I’ve been thinking about a new tattoo for a while. Almost a year ago, I lost my daily companion. As a professional trainer he was my demo dog. He traveled almost everywhere with me and was by my side helping build my business for almost 5 years. When he was about 5 month old he started having problems with movement. Over time it was discovered he had significant structural issues. I was told he would probably have a couple of years before the pain or instability would be too much. We were able to get almost 5 years.
For the tattoo, I’m planning on a dream catcher with his paw print in the middle. It’ll be high on my chest, next to my left shoulder, just where my heart dog should be. Still working on the dream catcher, haven’t found the right one yet.
The assignment for today is to identify my audience. It’s more along the line of “figure out the focus of you blog”. The suggestion is to pick someone and write the post to them. It’s a good thought, and I have a few hazy thoughts on who I could pick. This is my struggle.
I am a peacemaker for the most part and I hate conflict. I also spent quite a few years being trained by my employer to be a facilitator and to learn the skills to “flex my personality”. If anyone remembers those Age old personality tests I was a cross between intellectual and amiable. The company I worked for at that time spend upwards of five years and thousands of dollars to send me to dedicated communication courses at least twice a year.
What does all that really mean? They taught me to communicate. They also taught me (really well as it turns out) what to do to trigger people. They intended to teach how to identify the triggers and resolve the situation. I found out early on there are certain circumstances where I really don’t care if the issue is resolved and I will push the triggers harder. Why not, it’s not like I enjoy talking to those people anyway.

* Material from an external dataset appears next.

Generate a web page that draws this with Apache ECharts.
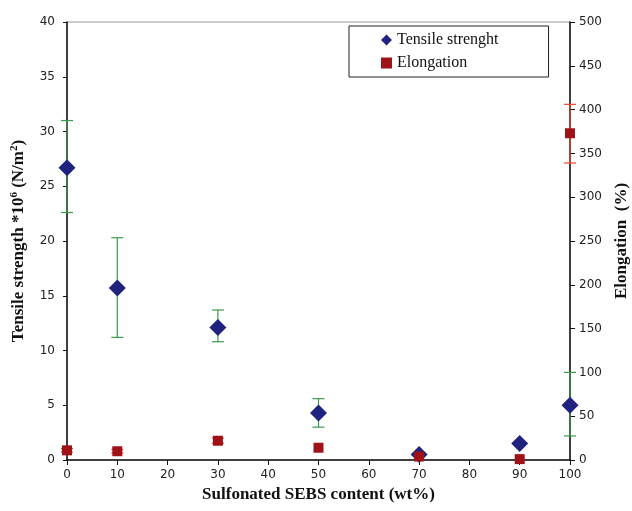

Back to my assignment. I struggle because I have vastly different communication styles depending on who is on the other end of the conversation. It’s not dishonest, it’s the difference between saying “I don’t agree with what you are doing.” versus “That’s a really bad idea because piranhas really like it when dinner sticks their hand in the tank like home delivery.”
I wonder if it’s cheating to write to the authentic me. The one who isn’t so busy trying to make sure she communicates with the best filter possible to match the other person but just communicates “If you are stupid enough to put your hand in that tank, I need to find a new friend because you have obviously lost what intelligence you had when we met.”
Maybe there are some other people out there looking for a truer self, and if they somehow manage to end up here, we can figure it out together.